The central thrust of properly basic beliefs ( a theory of knowledge developed by in part by Alvin Plantinga, referred to has PBB from here on out) is that there are certain things (God, other minds, the past) that do not require evidence to be rationally believed in. They can be believed in the properly basic way – to believe otherwise would seem to indicate some cognitive dissonance. This seems to be the case – to not believe that the past happened because of a lack of convincing argument would indeed seem to be odd.

Is this self-defeating, however? If I claim that I don’t need evidence to believe in, say, God, because I can believe in things like other minds, the past, etc, that’s giving evidence that I don’t need evidence.

Or, perhaps, this is a more helpful way of thinking of it: PBB says that evidentialism is wrong – but surely it says this on the basis of evidence. This seems to me to be a bit self-defeating. Can one say on the basis of evidence that evidentialism is wrong?
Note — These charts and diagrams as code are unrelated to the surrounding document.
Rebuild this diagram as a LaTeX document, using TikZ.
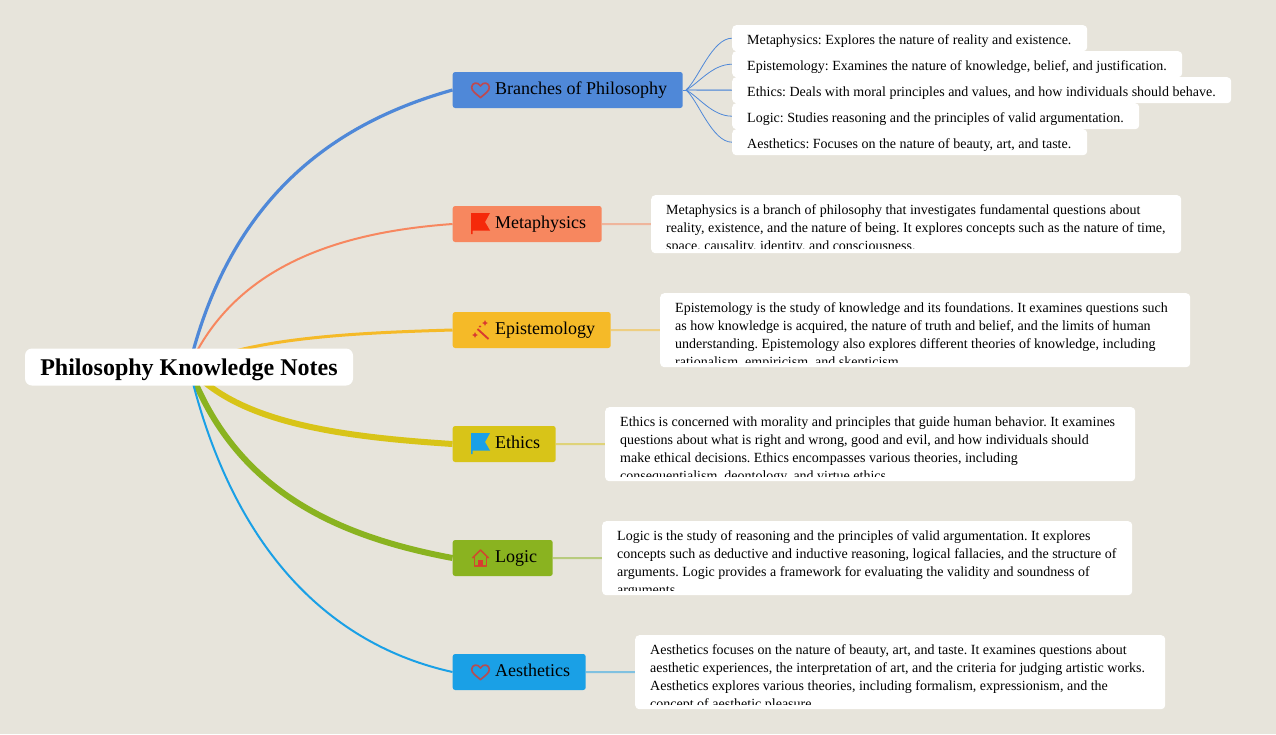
\documentclass[tikz,border=0pt]{standalone}
\usepackage{fontspec}
\setmainfont{Liberation Serif}
\frenchspacing
\usetikzlibrary{calc,backgrounds}
\definecolor{Paper}{HTML}{E7E4DB}
\definecolor{BranchBlue}{HTML}{4F88D8}
\definecolor{MetaCoral}{HTML}{F7875F}
\definecolor{EpiAmber}{HTML}{F5BA28}
\definecolor{EthicsOlive}{HTML}{D8C418}
\definecolor{LogicGreen}{HTML}{8AB320}
\definecolor{ArtSky}{HTML}{1AA0E6}
\definecolor{IconRed}{HTML}{D93A30}
\definecolor{FlagRed}{HTML}{F5290A}
\tikzset{
  rootbox/.style={fill=white,rounded corners=7pt,inner sep=0pt,minimum width=328pt,minimum height=37pt,text depth=0pt,font=\fontsize{24}{28}\bfseries\selectfont},
  branchbox/.style={rounded corners=2.5pt,inner sep=0pt,minimum height=36pt,anchor=west},
  branchtext/.style={inner sep=0pt,anchor=base west,font=\fontsize{18}{22}\selectfont},
  notebox/.style={fill=white,rounded corners=4pt,inner sep=0pt,anchor=north west},
  notetext/.style={inner sep=0pt,anchor=north west,align=left,font=\fontsize{14}{18}\selectfont},
  spoke/.style={line width=2pt,opacity=0.5},
  twig/.style={BranchBlue,line width=0.8pt},
}
\newcommand{\BranchNode}[5]{%
  \node[branchbox,fill=#2,minimum width=#3pt] (#1) at (452.5,#4) {};%
  \node[branchtext] (#1label) at (495,#4+4) {#5};%
}
\newcommand{\NoteNode}[6]{%
  \node[notebox,minimum width=#4pt,minimum height=#5pt] (#1) at (#2,#3) {};%
  \begin{scope}
    \clip (#1.north west) rectangle ([yshift=5pt]#1.south east);
    \node[notetext] (#1text) at ([shift={(15pt,-6.4pt)}]#1.north west) {\strut #6};
  \end{scope}%
}
\newcommand{\HeartIcon}[2]{%
  \draw[IconRed,opacity=0.8,line width=1.7pt,line join=round,shift={(#1,#2)}] (0,7.6) .. controls (-4,4) and (-9.3,1) .. (-8.8,-3)
    .. controls (-8.4,-7.4) and (-2.5,-8.6) .. (0,-4) .. controls (2.5,-8.6) and (8.4,-7.4) .. (8.8,-3)
    .. controls (9.3,1) and (4,4) .. (0,7.6) -- cycle;%
}
\newcommand{\FlagIcon}[3]{%
  \fill[#3,shift={(#1,#2)}] (0,0) -- (19,0) -- (14,9) -- (19,17.5) -- (1.5,17.5) -- (1.5,21) -- (0,21) -- cycle;%
}
\newcommand{\SparkIcon}[3]{%
  \fill[IconRed,shift={(#1,#2)}] (0,-#3) -- (0.3*#3,-0.3*#3) -- (#3,0) -- (0.3*#3,0.3*#3) -- (0,#3) -- (-0.3*#3,0.3*#3) -- (-#3,0) -- (-0.3*#3,-0.3*#3) -- cycle;%
}

\begin{document}
\begin{tikzpicture}[x=1pt,y=-1pt]
\useasboundingbox (0,0) rectangle (1276,734);
\node[rootbox] (root) at (189,367) {Philosophy Knowledge Notes};

\BranchNode{branches}{BranchBlue}{230}{90}{Branches of Philosophy}
\BranchNode{meta}{MetaCoral}{149}{224}{Metaphysics}
\BranchNode{epi}{EpiAmber}{158}{330}{Epistemology}
\BranchNode{ethics}{EthicsOlive}{103}{444}{Ethics}
\BranchNode{logic}{LogicGreen}{100}{558}{Logic}
\BranchNode{art}{ArtSky}{133}{672}{Aesthetics}

% icons
\HeartIcon{480.5}{90}
\HeartIcon{480.5}{672}
\FlagIcon{471}{213}{FlagRed}
\FlagIcon{471}{433}{ArtSky}
\draw[IconRed,line width=1.9pt] (477.5,329) -- (488.5,339);
\SparkIcon{485}{323}{3}
\SparkIcon{475}{335}{3}
\SparkIcon{480}{326.5}{1.5}
\draw[IconRed,opacity=0.85,line width=1.6pt,line join=round] (472.5,558) -- (480.5,550) -- (488.5,558);
\draw[IconRed,opacity=0.85,line width=1.6pt,line join=round] (474.5,556.5) -- (474.5,566) -- (486.5,566) -- (486.5,556.5);
\fill[IconRed] (478,559.5) rectangle (483,566);

% short facts
\NoteNode{factmeta}{732}{25}{355}{26}{Metaphysics: Explores the nature of reality and existence.}
\NoteNode{factepi}{732}{51}{450}{26}{Epistemology: Examines the nature of knowledge, belief, and justification.}
\NoteNode{factethics}{732}{77}{499}{26}{Ethics: Deals with moral principles and values, and how individuals should behave.}
\NoteNode{factlogic}{732}{103}{407}{26}{Logic: Studies reasoning and the principles of valid argumentation.}
\NoteNode{factart}{732}{129}{355}{26}{Aesthetics: Focuses on the nature of beauty, art, and taste.}

% long notes
\NoteNode{notemeta}{651}{195}{530}{58}{Metaphysics is a branch of philosophy that investigates fundamental questions about\\reality, existence, and the nature of being. It explores concepts such as the nature of time,\\space, causality, identity, and consciousness.}
\NoteNode{noteepi}{660}{293}{530}{74}{Epistemology is the study of knowledge and its foundations. It examines questions such\\as how knowledge is acquired, the nature of truth and belief, and the limits of human\\understanding. Epistemology also explores different theories of knowledge, including\\rationalism, empiricism, and skepticism.}
\NoteNode{noteethics}{605}{407}{530}{74}{Ethics is concerned with morality and principles that guide human behavior. It examines\\questions about what is right and wrong, good and evil, and how individuals should\\make ethical decisions. Ethics encompasses various theories, including\\consequentialism, deontology, and virtue ethics.}
\NoteNode{notelogic}{602}{521}{530}{74}{Logic is the study of reasoning and the principles of valid argumentation. It explores\\concepts such as deductive and inductive reasoning, logical fallacies, and the structure of\\arguments. Logic provides a framework for evaluating the validity and soundness of\\arguments.}
\NoteNode{noteart}{635}{635}{530}{74}{Aesthetics focuses on the nature of beauty, art, and taste. It examines questions about\\aesthetic experiences, the interpretation of art, and the criteria for judging artistic works.\\Aesthetics explores various theories, including formalism, expressionism, and the\\concept of aesthetic pleasure.}

\coordinate (fanhub) at (686,90);
\begin{pgfonlayer}{background}
\fill[Paper] (0,0) rectangle (1276,734);
\draw[BranchBlue,line width=3.2pt] (root.center) .. controls (232,190) and (342,121) .. (branches.west);
\draw[MetaCoral,line width=2pt] (root.center) .. controls (235,265) and (340,232) .. (meta.west);
\draw[EpiAmber,line width=3pt] (root.center) .. controls (250,338) and (350,333) .. (epi.west);
\draw[EthicsOlive,line width=6pt] (root.center) .. controls (238,424) and (345,437) .. (ethics.west);
\draw[LogicGreen,line width=6pt] (root.center) .. controls (235,490) and (335,536) .. (logic.west);
\draw[ArtSky,line width=2pt] (root.center) .. controls (232,550) and (330,645) .. (art.west);
\draw[spoke,MetaCoral] (meta.east) -- (notemeta.west);
\draw[spoke,EpiAmber] (epi.east) -- (noteepi.west);
\draw[spoke,EthicsOlive] (ethics.east) -- (noteethics.west);
\draw[spoke,LogicGreen] (logic.east) -- (notelogic.west);
\draw[spoke,ArtSky] (art.east) -- (noteart.west);
\draw[twig] (branches.east) -- (fanhub);
\foreach \n/\b in {factmeta/80,factepi/84,factlogic/96,factart/100}
  \draw[twig] (fanhub) .. controls (698,\b) and (712,0|-\n.west) .. (\n.west);
\draw[twig,line width=1.4pt,opacity=0.7] (fanhub) -- (factethics.west);
\end{pgfonlayer}
\end{tikzpicture}
\end{document}
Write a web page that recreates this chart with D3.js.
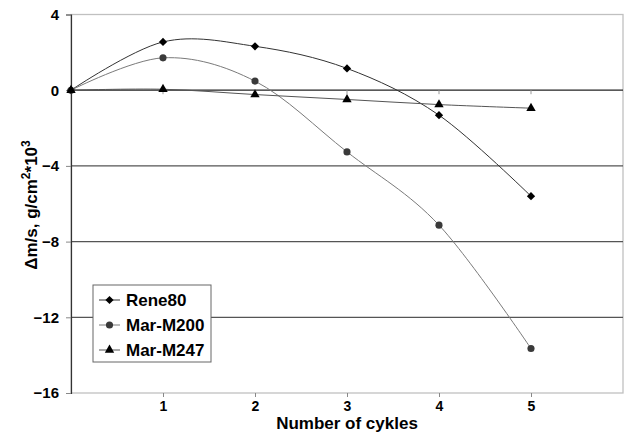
<!DOCTYPE html>
<html>
<head>
<meta charset="utf-8">
<script src="https://cdn.jsdelivr.net/npm/d3@7"></script>
<style>
body{margin:0;background:#fff;}
text{font-family:Arial,"Liberation Sans",sans-serif;font-weight:bold;fill:#000;}
</style>
</head>
<body>
<div id="chart"></div>
<script>
// cycles and mass change per alloy
var cycles = [0, 1, 2, 3, 4, 5];
var rene80 = [0, 2.55, 2.32, 1.15, -1.32, -5.6];
var marM200 = [0, 1.71, 0.48, -3.26, -7.13, -13.65];
var marM247 = [0, 0.05, -0.23, -0.49, -0.76, -0.95];
var yTicks = [4, 0, -4, -8, -12, -16];
var xTicks = [1, 2, 3, 4, 5];

var width = 627, height = 434;
var pLeft = 71, pRight = 623, pTop = 14.5, pBottom = 393;

var svg = d3.select("#chart").append("svg")
	.attr("width", width)
	.attr("height", height);

var x = d3.scaleLinear().domain([0, 6]).range([pLeft, pRight]);
var y = d3.scaleLinear().domain([-16, 4]).range([pBottom, pTop]);

// plot border (light grey)
svg.append("rect")
	.attr("x", pLeft).attr("y", pTop)
	.attr("width", pRight - pLeft).attr("height", pBottom - pTop)
	.attr("fill", "none").attr("stroke", "#c0c0c0").attr("stroke-width", 1.3);

// gridlines
svg.selectAll(".grid").data([0, -4, -8, -12]).enter().append("line")
	.attr("class", "grid")
	.attr("x1", pLeft).attr("x2", pRight)
	.attr("y1", function(d){ return y(d); })
	.attr("y2", function(d){ return y(d); })
	.attr("stroke", function(d){ return d == 0 ? "#222" : "#555"; })
	.attr("stroke-width", 1.2);

// left axis
var yAxis = d3.axisLeft(y).tickValues(yTicks).tickSize(5).tickPadding(7);
var gy = svg.append("g").attr("transform", "translate(" + pLeft + ",0)").call(yAxis);
gy.select(".domain").attr("stroke", "#333").attr("stroke-width", 1.2);
gy.selectAll(".tick line").attr("stroke", "#888");
gy.selectAll("text").style("font-size", "15px").style("font-family", "Arial,'Liberation Sans',sans-serif").style("font-weight", "bold").attr("fill", "#000");

// bottom labels
var xAxis = d3.axisBottom(x).tickValues(xTicks).tickSize(4).tickPadding(4).tickFormat(d3.format("d"));
var gx = svg.append("g").attr("transform", "translate(0," + pBottom + ")").call(xAxis);
gx.select(".domain").remove();
gx.selectAll(".tick line").attr("stroke", "#888");
gx.selectAll("text").style("font-size", "14px").style("font-family", "Arial,'Liberation Sans',sans-serif").style("font-weight", "bold").attr("fill", "#000");

// small ticks under the zero line
svg.selectAll(".zt").data(xTicks).enter().append("line")
	.attr("x1", function(d){ return x(d); }).attr("x2", function(d){ return x(d); })
	.attr("y1", y(0)).attr("y2", y(0) + 4)
	.attr("stroke", "#999");

var series = [
	{name:"Rene80", values:rene80, line:"#333", fill:"#000", sym:"diamond"},
	{name:"Mar-M200", values:marM200, line:"#7a7a7a", fill:"#3a3a3a", sym:"circle"},
	{name:"Mar-M247", values:marM247, line:"#555", fill:"#000", sym:"triangle"}
];

function symPath(s){
	if(s == "diamond") return d3.symbol().type(d3.symbolSquare).size(34)();
	if(s == "circle") return d3.symbol().type(d3.symbolCircle).size(40)();
	return d3.symbol().type(d3.symbolTriangle).size(38)();
}

var line = d3.line()
	.x(function(d){ return x(d[0]); })
	.y(function(d){ return y(d[1]); })
	.curve(d3.curveCardinal.tension(0));

series.forEach(function(s){
	var pts = cycles.map(function(c, i){ return [c, s.values[i]]; });
	svg.append("path").datum(pts)
		.attr("d", line)
		.attr("fill", "none")
		.attr("stroke", s.line)
		.attr("stroke-width", 1);
	svg.selectAll(".m" + s.sym).data(pts).enter().append("path")
		.attr("d", symPath(s.sym))
		.attr("fill", s.fill)
		.attr("transform", function(d){
			return "translate(" + x(d[0]) + "," + y(d[1]) + ")" + (s.sym == "diamond" ? " rotate(45)" : "");
		});
});

// legend
var lg = svg.append("g").attr("transform", "translate(93,285)");
lg.append("rect").attr("width", 118).attr("height", 77)
	.attr("fill", "#fff").attr("stroke", "#666").attr("stroke-width", 1);
series.forEach(function(s, i){
	var yy = 15 + i * 25;
	lg.append("line").attr("x1", 6).attr("x2", 27).attr("y1", yy).attr("y2", yy)
		.attr("stroke", s.line);
	lg.append("path").attr("d", symPath(s.sym)).attr("fill", s.fill)
		.attr("transform", "translate(16.5," + yy + ")" + (s.sym == "diamond" ? " rotate(45)" : ""));
	lg.append("text").attr("x", 33).attr("y", yy + 6).style("font-size", "17px").text(s.name);
});

// axis titles
svg.append("text")
	.attr("x", 347).attr("y", 429)
	.attr("text-anchor", "middle")
	.style("font-size", "17px")
	.text("Number of cykles");

var yt = svg.append("text")
	.attr("transform", "translate(37,205) rotate(-90)")
	.attr("text-anchor", "middle")
	.style("font-size", "17px");
yt.append("tspan").text("\u0394m/s, g/cm");
yt.append("tspan").attr("dy", -7).style("font-size", "12px").text("2");
yt.append("tspan").attr("dy", 7).text("*10");
yt.append("tspan").attr("dy", -7).style("font-size", "12px").text("3");
</script>
</body>
</html>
If it’s not self-defeating, it certainly seems suspicious.

But perhaps PBB says something true: it says that on the basis of evidence, evidentialism is wrong – evidentialism cannot justify all our beliefs in a non-circular way. It is evidently true that evidentialism is wrong. If something is self-evidently wrong, then one is not unjustified to call it wrong on the basis of its self-evidence.

So on the basis of evidentialisms self-evident falsity, PBB can claim that evidentialism is indeed false without that claim being a case of self-defeat. It is not self-defeating for PBB to claim that evidentialism is false on account of its self-evident falsity.